On Wednesday, Great Britain’s Gambling Commission fined Unibet bingo brand UK.bingo.com operator Platinum Gaming £10 million ($13.4 million) for “serious” failings related to anti-money laundering (AML) and social responsibility.
Platinum, which runs the brand, was also handed a formal warning by the regulator. In addition, it must undergo a third-party audit to ensure it is effectively implementing its AML and safer gambling policies.
Detailing the case, the regulator set out a series of failings. In term of social responsibility, it noted several examples of when the operator fell short of licence conditions.
In one case, a customer interaction system failed to identify a player as at risk of harm. This was despite the customer losing £5,000 within 24 hours of registration, then over £16,000 in less than three months.
Another player lost over £31,000 within nine months without the operator interacting with the customer. The same player reached their monthly loss limit on six occasions and demonstrated markers of harm associated with high velocity gambling.
Meanwhile, Platinum failed to identify a user who exceeded their £2,500 loss limit within 16 minutes of registering their account as being at risk of potential harm. In addition, another player staked £73,000 and lost £4,100 over a 23-day period without any interaction from Platinum.
Blocked customers opened new accounts with Platinum
In terms of AML, again the commission offered several examples.
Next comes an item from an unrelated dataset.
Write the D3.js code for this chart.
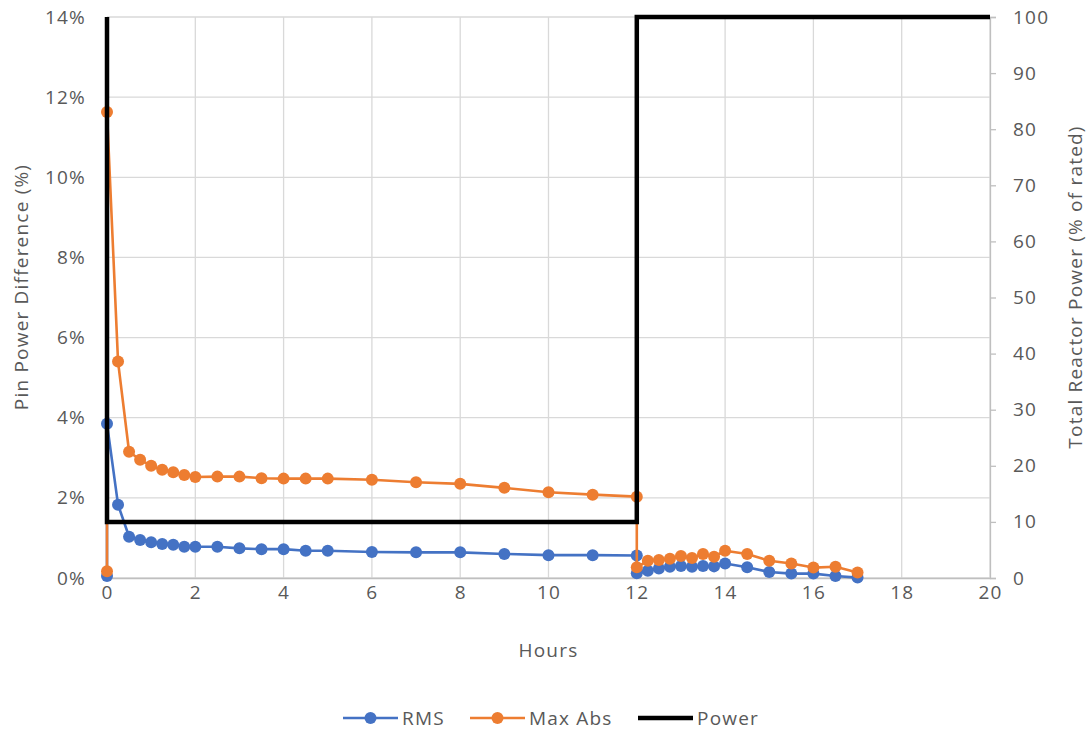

It noted how Platinum’s money laundering/terrorist financing risk assessment failed to take into account customers whose accounts had been closed due to money laundering or terrorist funding concerns prior to 2023. As such, some customers whose accounts were blocked were able to open new accounts and gamble.
Meanwhile, the commission said AML policy “lacked clarity” around customer due-diligence and enhanced customer due-diligence measures conducted and how this was determined by the level of risk displayed by a customer.
Other issues included that there was no evidence that potential high-risk factors were considered when customer reviews were undertaken. Such factors include high-risk occupations, high levels of transactions through deposits and withdrawals and high losses.
Concluding the case, which covered the period between January 2023 and May 2024, the regulator set out the specific breaches.
These include paragraphs 1, 2 and 3 of licence condition 12.1.1 on anti-money laundering and preventing money laundering and terrorist financing. Platinum also breached licence condition 12.1.2, related to anti-money laundering measures for operators based in foreign jurisdictions.
In addition, it failed to comply with several paragraphs of Social Responsibility Code Provision 3.4.3 on customer interaction.
Gambling Commission fines Unibet brand twice in two years
Incidentally, this was the second time Platinum has faced a financial penalty in recent years.
In March 2023, it was slapped with a fine of £2.9 million, again for social responsibility and anti-money laundering failures. At the same time, Kindred’s 32Red brand was fined £4.2 million for similar issues.
Commenting on the latest case, commission Director of Enforcement, John Pierce, spoke of his disappointment over the matter. He said his primary complaint was with unchecked high spending.
“The case revealed serious shortcomings in customer interaction systems, including failures to identify and act on clear markers of harm,” Pierce said. “These included consumers losing thousands within hours or days of registration, repeatedly breaching loss limits and exhibiting patterns of binge and high-velocity gambling without appropriate intervention.
“Alongside the penalty, this operator is required to conduct a follow-up independent audit and internal investigation – providing regular updates to the Commission. These added conditions are designed to drive meaningful change, reinforce accountability and embed a culture of compliance.
“Senior leaders must take ownership of compliance outcomes and ensure lessons are embedded across the organisation, supported by structured reporting and board level oversight – and further regulatory activity will remain a possibility.”